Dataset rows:
^^^^^^^^

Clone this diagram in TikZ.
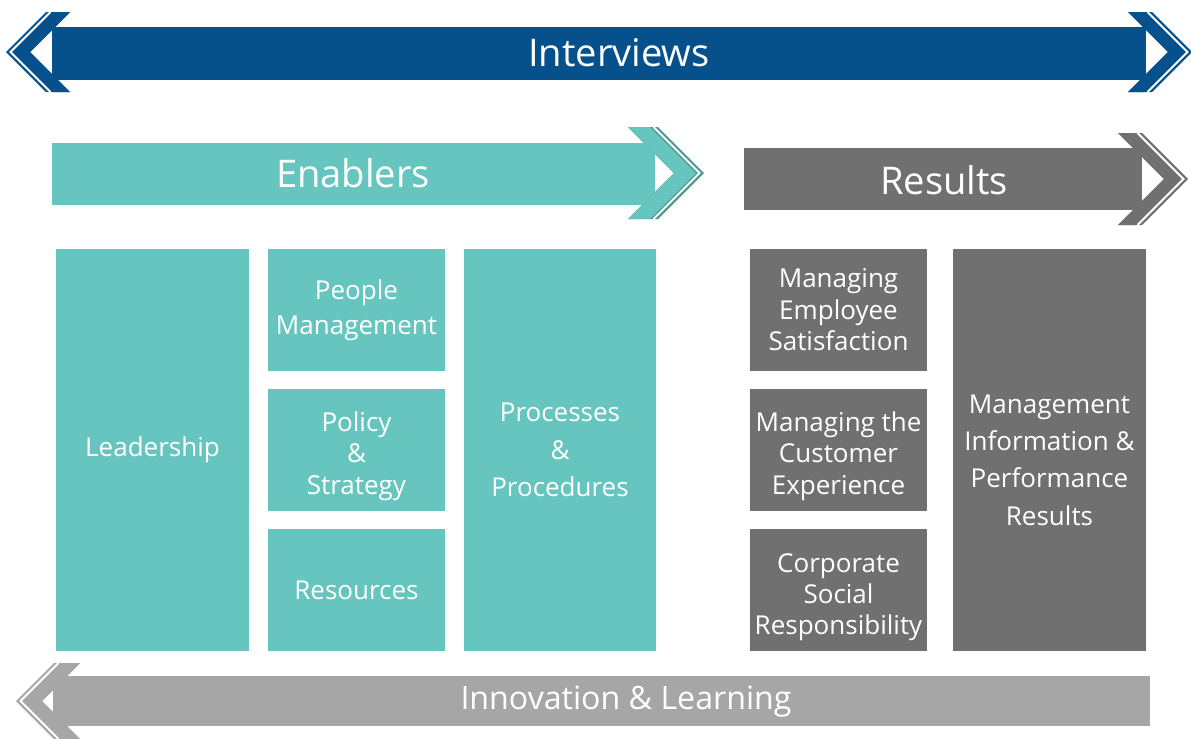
\documentclass[tikz,border=0pt]{standalone}
\usepackage{fontspec}
\setmainfont{Open Sans}
\usepackage{tikz}
\usetikzlibrary{positioning}
\definecolor{ivblue}{RGB}{6,80,140}
\definecolor{enteal}{RGB}{102,198,191}
\definecolor{enrim}{RGB}{72,150,143}
\definecolor{resgray}{RGB}{112,112,112}
\definecolor{inngray}{RGB}{166,166,166}
\newcommand{\bandfont}{\fontsize{21.7}{26}\selectfont}
\newcommand{\boxfont}{\fontsize{14.8}{17.9}\selectfont}
\newcommand{\tallfont}{\fontsize{14.8}{21.2}\selectfont}
% chevron heads: back x, mid y, half height, width, fill, rim
\newcommand{\chevright}[6]{%
  \fill[#6] (#1,#2-#3) -- ++(#4+8,0) -- ++(#3,#3) -- ++(-#3,#3) -- ++(-#4-8,0) -- ++(#3,-#3) -- cycle;
  \fill[#5] (#1,#2-#3) -- ++(#4,0) -- ++(#3,#3) -- ++(-#3,#3) -- ++(-#4,0) -- ++(#3,-#3) -- cycle;
  \draw[white, line width=1.1pt] (#1+#4+3.5,#2-#3) -- ++(#3,#3) -- ++(-#3,#3);
}
\newcommand{\chevleft}[6]{%
  \fill[#6] (#1,#2-#3) -- ++(-#4-8,0) -- ++(-#3,#3) -- ++(#3,#3) -- ++(#4+8,0) -- ++(-#3,-#3) -- cycle;
  \fill[#5] (#1,#2-#3) -- ++(-#4,0) -- ++(-#3,#3) -- ++(#3,#3) -- ++(#4,0) -- ++(-#3,-#3) -- cycle;
  \draw[white, line width=1.1pt] (#1-#4-3.5,#2-#3) -- ++(-#3,#3) -- ++(#3,#3);
}
\tikzset{
    bandlabel/.style={text=white, font=\bandfont, inner sep=0pt},
    enabler/.style={fill=enteal, text=white, align=center, inner sep=0pt, font=\boxfont},
    result/.style={fill=resgray, text=white, align=center, inner sep=0pt, font=\boxfont},
    narrow/.style={minimum width=3.54cm, minimum height=2.44cm},
    tall/.style={minimum width=3.86cm, minimum height=8.06cm, font=\tallfont},
    lower/.style={text height=#1}
}

\begin{document}
\begin{tikzpicture}[x=0.02cm, y=-0.02cm]
    \useasboundingbox (0,0) rectangle (1191,738);
    % Interviews
    \fill[ivblue] (52,27) rectangle (1146,80);
    \chevleft{70}{52}{40}{16}{ivblue}{ivblue}
    \chevright{1128}{52}{40}{16}{ivblue}{ivblue}
    \node[bandlabel] (interviews) at (619,53) {Interviews};
    % Enablers
    \fill[enteal] (52,143) rectangle (655,205);
    \chevright{628}{173}{46}{22}{enteal}{enrim}
    \node[bandlabel] (enablers) at (353,173) {Enablers};
    % Results
    \fill[resgray] (744,148) rectangle (1142,210);
    \chevright{1118}{179}{46}{16}{resgray}{resgray}
    \node[bandlabel] (results) at (944,180) {Results};
    % Innovation & Learning
    \fill[inngray] (53,676) rectangle (1150,726);
    \chevleft{80}{701}{38}{18}{inngray}{inngray}
    \node[bandlabel, font=\fontsize{18.3}{22}\selectfont] (innovation) at (626,702) {Innovation \& Learning};
    % Enabler boxes
    \node[enabler, tall] (leadership) at (152.5,450) {Leadership};
    \node[enabler, narrow, font=\fontsize{14.8}{19.8}\selectfont] (people) at (356.5,310) {People\\Management};
    \node[enabler, narrow, lower=53.8pt] (policy) at (356.5,450) {Policy\\\&\\Strategy};
    \node[enabler, narrow] (resources) at (356.5,590) {Resources};
    \node[enabler, tall] (processes) at (560,450) {Processes\\\&\\Procedures};
    % Result boxes
    \node[result, narrow] (employee) at (838.5,310) {Managing\\Employee\\Satisfaction};
    \node[result, narrow, lower=53.8pt] (customer) at (838.5,450) {Managing the\\Customer\\Experience};
    \node[result, narrow, lower=54.7pt] (csr) at (838.5,590) {Corporate\\Social\\Responsibility};
    \node[result, tall, lower=85.6pt] (mgmtinfo) at (1049.5,450) {Management\\Information \&\\Performance\\Results};
\end{tikzpicture}
\end{document}
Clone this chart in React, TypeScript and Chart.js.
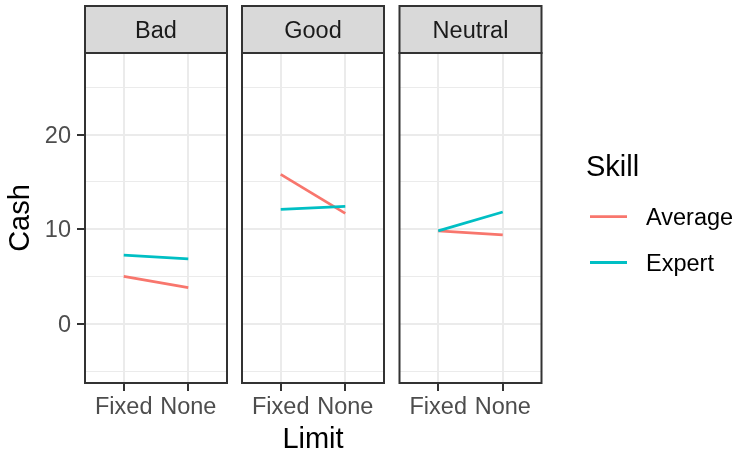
import React, { useEffect, useRef } from 'react';
import { Chart, registerables } from 'chart.js';

Chart.register(...registerables);

// ---- data ----
const limitLabels = ['Fixed', 'None'];
const skillLabels = ['Average', 'Expert'];
const skillColors = ['#F8766D', '#00BFC4'];
const facetLabels = ['Bad', 'Good', 'Neutral'];
const badAverage = [5.04, 3.87];
const badExpert = [7.29, 6.9];
const goodAverage = [15.8, 11.69];
const goodExpert = [12.11, 12.43];
const neutralAverage = [9.85, 9.43];
const neutralExpert = [9.85, 11.83];
const yMajorTicks = [0, 10, 20];
const yRange = [-6.2, 28.6];
const xRange = [0.4, 2.6];
const xTitle = 'Limit';
const yTitle = 'Cash';
const legendTitle = 'Skill';

const FONT = "'Liberation Sans', Arial, Helvetica, sans-serif";
const SMALL = 23.5;
const BIG = 29;
const STRIP_H = 47;

const decorPlugin = {
  id: 'facetDecor',
  afterDatasetsDraw(chart: any, _args: any, opts: any) {
    const { ctx, chartArea: a } = chart;
    ctx.save();
    ctx.strokeStyle = '#333333';
    ctx.lineWidth = 2;
    ctx.strokeRect(a.left, a.top, a.right - a.left, a.bottom - a.top);
    ctx.fillStyle = '#D9D9D9';
    ctx.fillRect(a.left, a.top - STRIP_H, a.right - a.left, STRIP_H);
    ctx.strokeRect(a.left, a.top - STRIP_H, a.right - a.left, STRIP_H);
    ctx.fillStyle = '#1A1A1A';
    ctx.font = `${SMALL}px ${FONT}`;
    ctx.textAlign = 'center';
    ctx.textBaseline = 'middle';
    ctx.fillText(opts.label, (a.left + a.right) / 2, a.top - STRIP_H / 2 + 1.8);
    if (opts.legend) {
      const x0 = a.right;
      ctx.textAlign = 'left';
      ctx.fillStyle = '#000000';
      ctx.font = `${BIG}px ${FONT}`;
      ctx.fillText(legendTitle, x0 + 44.5, 167.5);
      ctx.font = `${SMALL}px ${FONT}`;
      const ys = [216.7, 262.5];
      chart.data.datasets.forEach((ds: any, i: number) => {
        ctx.strokeStyle = ds.borderColor;
        ctx.lineWidth = 2.8;
        ctx.beginPath();
        ctx.moveTo(x0 + 48.5, ys[i]);
        ctx.lineTo(x0 + 85.5, ys[i]);
        ctx.stroke();
        ctx.fillStyle = '#000000';
        ctx.fillText(ds.label, x0 + 104.5, ys[i] + 1.8);
      });
    }
    ctx.restore();
  },
};

type PanelProps = {
  facet: string;
  average: number[];
  expert: number[];
  left: number;
  width: number;
  yWidth: number;
  padRight: number;
  showY: boolean;
  showXTitle: boolean;
  showLegend: boolean;
};

function Panel(p: PanelProps) {
  const ref = useRef<HTMLCanvasElement | null>(null);
  useEffect(() => {
    if (!ref.current) return;
    const series = [p.average, p.expert];
    const chart = new Chart(ref.current, {
      type: 'line',
      data: {
        datasets: skillLabels.map((s, si) => ({
          label: s,
          data: series[si].map((y, i) => ({ x: i + 1, y })),
          borderColor: skillColors[si],
          backgroundColor: skillColors[si],
          borderWidth: 2.8,
          pointRadius: 0,
          tension: 0,
          fill: false,
          order: si === 0 ? 1 : 0,
        })),
      },
      options: {
        responsive: false,
        animation: false,
        devicePixelRatio: 1,
        events: [],
        layout: { padding: { left: 0, right: p.padRight, top: 53, bottom: 0 } },
        plugins: {
          legend: { display: false },
          tooltip: { enabled: false },
          facetDecor: { label: p.facet, legend: p.showLegend },
        } as any,
        scales: {
          x: {
            type: 'linear',
            min: xRange[0],
            max: xRange[1],
            afterFit: (s: any) => { s.height = 69; },
            border: { display: false },
            grid: {
              color: '#EBEBEB',
              lineWidth: 2,
              tickColor: '#333333',
              tickWidth: 2,
              tickLength: 8,
              drawTicks: true,
            },
            ticks: {
              stepSize: 1,
              includeBounds: false,
              autoSkip: false,
              maxRotation: 0,
              padding: 2,
              color: '#4D4D4D',
              font: { family: FONT, size: SMALL },
              callback: (v: any) => limitLabels[Number(v) - 1] ?? '',
            },
            title: {
              display: p.showXTitle,
              text: xTitle,
              color: '#000000',
              font: { family: FONT, size: BIG, lineHeight: 1 },
              padding: { top: 0, bottom: -2 },
            },
          },
          y: {
            type: 'linear',
            min: yRange[0],
            max: yRange[1],
            afterFit: (s: any) => { s.width = p.yWidth; },
            border: { display: false },
            grid: {
              color: '#EBEBEB',
              lineWidth: (c: any) => (c.tick && yMajorTicks.includes(c.tick.value) ? 2 : 1),
              tickColor: (c: any) => (c.tick && yMajorTicks.includes(c.tick.value) ? '#333333' : 'rgba(0,0,0,0)'),
              tickWidth: 2,
              tickLength: 8,
              drawTicks: p.showY,
            },
            ticks: {
              display: p.showY,
              stepSize: 5,
              includeBounds: false,
              autoSkip: false,
              padding: 6,
              labelOffset: 1.5,
              color: '#4D4D4D',
              font: { family: FONT, size: SMALL },
              callback: (v: any) => (yMajorTicks.includes(Number(v)) ? String(v) : ''),
            },
            title: {
              display: p.showY,
              text: yTitle,
              color: '#000000',
              font: { family: FONT, size: BIG, lineHeight: 1 },
              padding: { top: 6, bottom: 0 },
            },
          },
        },
      },
      plugins: [decorPlugin],
    } as any);
    return () => chart.destroy();
  }, []);
  return (
    <canvas
      ref={ref}
      width={p.width}
      height={452}
      style={{ position: 'absolute', left: p.left, top: 0, width: p.width, height: 452 }}
    />
  );
}

export default function App() {
  return (
    <div style={{ position: 'absolute', left: 0, top: 0, width: 735, height: 452, background: '#FFFFFF', overflow: 'hidden' }}>
      <Panel facet={facetLabels[0]} average={badAverage} expert={badExpert}
        left={0} width={229} yWidth={85} padRight={2} showY={true} showXTitle={false} showLegend={false} />
      <Panel facet={facetLabels[1]} average={goodAverage} expert={goodExpert}
        left={240} width={146} yWidth={2} padRight={2} showY={false} showXTitle={true} showLegend={false} />
      <Panel facet={facetLabels[2]} average={neutralAverage} expert={neutralExpert}
        left={397} width={338} yWidth={2.5} padRight={193.5} showY={false} showXTitle={false} showLegend={true} />
    </div>
  );
}
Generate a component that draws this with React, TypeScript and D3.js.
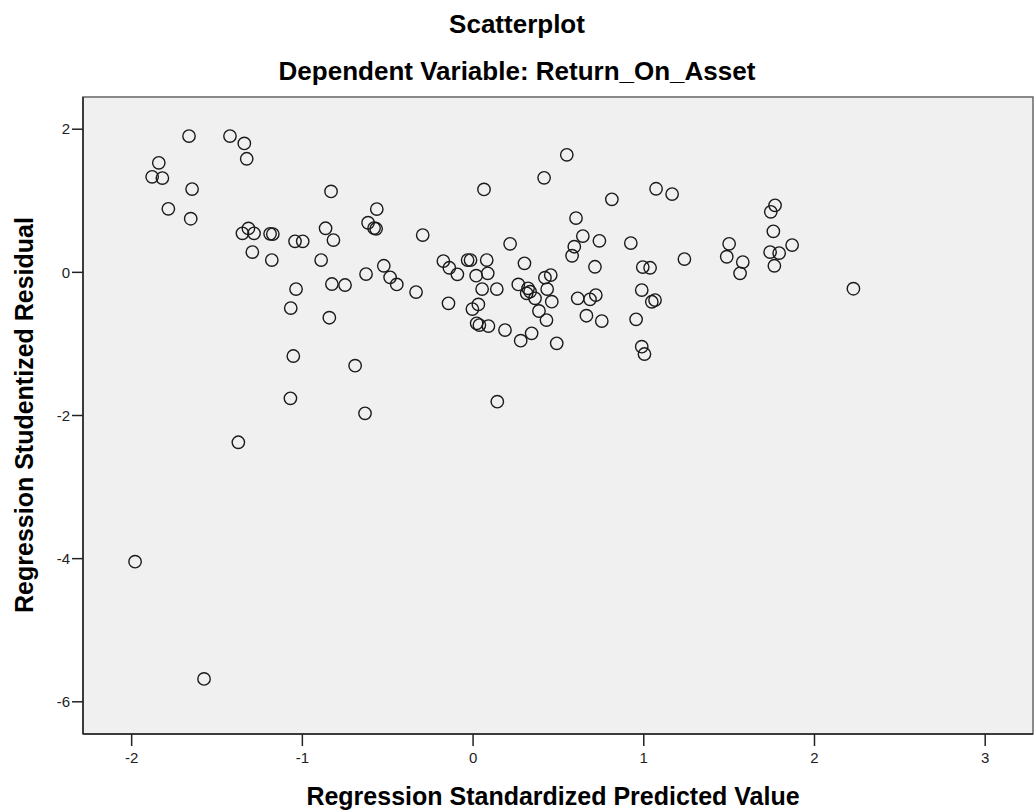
import React from "react";
import * as d3 from "d3";

const predicted: number[] = [
  -1.664, -1.841, -1.88, -1.82, -1.646, -1.785, -1.654, -1.424, -1.34, -1.326,
  -1.316, -1.351, -1.283, -1.293, -1.189, -1.173, -1.179, -1.043, -0.998, -1.037,
  -1.068, -0.832, -0.864, -0.818, -0.89, -0.564, -0.615, -0.568, -0.58, -0.295,
  -0.174, -0.139, -0.092, -0.032, -0.015, 0.08, 0.018, 0.086, 0.053, 0.139,
  -0.523, -0.486, -0.447, -0.627, -0.827, -0.75, -0.842, -0.334, -0.144, 0.064,
  0.217, 0.301, 0.416, 0.549, 0.603, 0.643, 0.593, 0.58, 0.265, 0.322,
  0.334, 0.314, 0.363, 0.386, 0.43, 0.434, 0.421, 0.455, 0.461, 0.613,
  -0.004, 0.031, 0.021, 0.037, 0.09, 0.187, 0.279, 0.343, 0.49, 0.142,
  0.813, 1.072, 1.166, 0.74, 0.714, 0.924, 0.994, 1.037, 0.988, 1.047,
  1.066, 0.955, 0.685, 0.719, 0.664, 0.754, 1.238, 1.5, 1.486, 1.58,
  1.564, 1.769, 1.744, 1.759, 1.74, 1.793, 1.869, 1.765, 2.228, 0.988,
  1.004, -1.053, -0.691, -1.07, -0.633, -1.375, -1.98, -1.576,
];

const residual: number[] = [
  1.904, 1.531, 1.335, 1.317, 1.163, 0.888, 0.749, 1.904, 1.802, 1.587,
  0.614, 0.545, 0.545, 0.284, 0.539, 0.535, 0.172, 0.433, 0.433, -0.233,
  -0.499, 1.131, 0.616, 0.451, 0.172, 0.884, 0.693, 0.609, 0.618, 0.521,
  0.157, 0.064, -0.028, 0.172, 0.172, 0.172, -0.047, -0.014, -0.233, -0.233,
  0.092, -0.07, -0.168, -0.024, -0.163, -0.177, -0.634, -0.275, -0.433, 1.159,
  0.399, 0.126, 1.321, 1.642, 0.758, 0.507, 0.358, 0.232, -0.168, -0.223,
  -0.27, -0.293, -0.363, -0.54, -0.667, -0.233, -0.075, -0.038, -0.41, -0.363,
  -0.513, -0.448, -0.712, -0.736, -0.75, -0.806, -0.955, -0.852, -0.992, -1.807,
  1.02, 1.168, 1.094, 0.441, 0.078, 0.409, 0.074, 0.064, -0.247, -0.411,
  -0.387, -0.656, -0.377, -0.317, -0.606, -0.681, 0.186, 0.399, 0.218, 0.144,
  -0.014, 0.936, 0.846, 0.573, 0.284, 0.27, 0.381, 0.092, -0.229, -1.039,
  -1.141, -1.169, -1.304, -1.76, -1.969, -2.374, -4.042, -5.68,
];

const xTicks: number[] = [-2, -1, 0, 1, 2, 3];
const yTicks: number[] = [2, 0, -2, -4, -6];

const title = "Scatterplot";
const subtitle = "Dependent Variable: Return_On_Asset";
const xTitle = "Regression Standardized Predicted Value";
const yTitle = "Regression Studentized Residual";

const W = 1035;
const H = 812;
const L = 83;
const R = 1033;
const T = 97;
const B = 734;
const FONT = "Arial, 'Liberation Sans', sans-serif";

export default function App() {
  const x = d3.scaleLinear().domain([-2.285, 3.28]).range([L, R]);
  const y = d3.scaleLinear().domain([-6.45, 2.45]).range([B, T]);
  const pts = predicted.map((p, i) => ({ px: p, py: residual[i] }));

  return (
    <svg
      width={W}
      height={H}
      style={{ position: "absolute", left: 0, top: 0, background: "#fff" }}
      fontFamily={FONT}
    >
      <rect x={0} y={0} width={W} height={H} fill="#fff" />
      <text x={517} y={33} textAnchor="middle" fontSize={26} fontWeight="bold" fill="#000">
        {title}
      </text>
      <text x={517} y={80} textAnchor="middle" fontSize={26} fontWeight="bold" fill="#000">
        {subtitle}
      </text>

      <rect x={L} y={T} width={R - L} height={B - T} fill="#f0f0f0" stroke="#666" strokeWidth={1.5} />
      <line x1={L} y1={T} x2={L} y2={B} stroke="#222" strokeWidth={1.5} />
      <line x1={L} y1={B} x2={R} y2={B} stroke="#222" strokeWidth={1.5} />

      {yTicks.map((t) => (
        <g key={"y" + t}>
          <line x1={L - 11} x2={L} y1={y(t)} y2={y(t)} stroke="#222" strokeWidth={1.5} />
          <text x={L - 13} y={y(t)} dy="0.35em" textAnchor="end" fontSize={15} fill="#222">
            {t}
          </text>
        </g>
      ))}
      {xTicks.map((t) => (
        <g key={"x" + t}>
          <line x1={x(t)} x2={x(t)} y1={B} y2={B + 12} stroke="#222" strokeWidth={1.5} />
          <text x={x(t)} y={763} textAnchor="middle" fontSize={15} fill="#222">
            {t}
          </text>
        </g>
      ))}

      {pts.map((d, i) => (
        <circle
          key={i}
          cx={x(d.px)}
          cy={y(d.py)}
          r={6.2}
          fill="none"
          stroke="#1a1a1a"
          strokeWidth={1.4}
        />
      ))}

      <text x={553} y={805} textAnchor="middle" fontSize={25} fontWeight="bold" fill="#000">
        {xTitle}
      </text>
      <text
        transform={`translate(33, 415) rotate(-90)`}
        textAnchor="middle"
        fontSize={25}
        fontWeight="bold"
        fill="#000"
      >
        {yTitle}
      </text>
    </svg>
  );
}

^^^^^^^^

[GIVEN REQUEST] Report how many lines in the records above contain the word "this", giving only the number.

[TASK OUTPUT] 3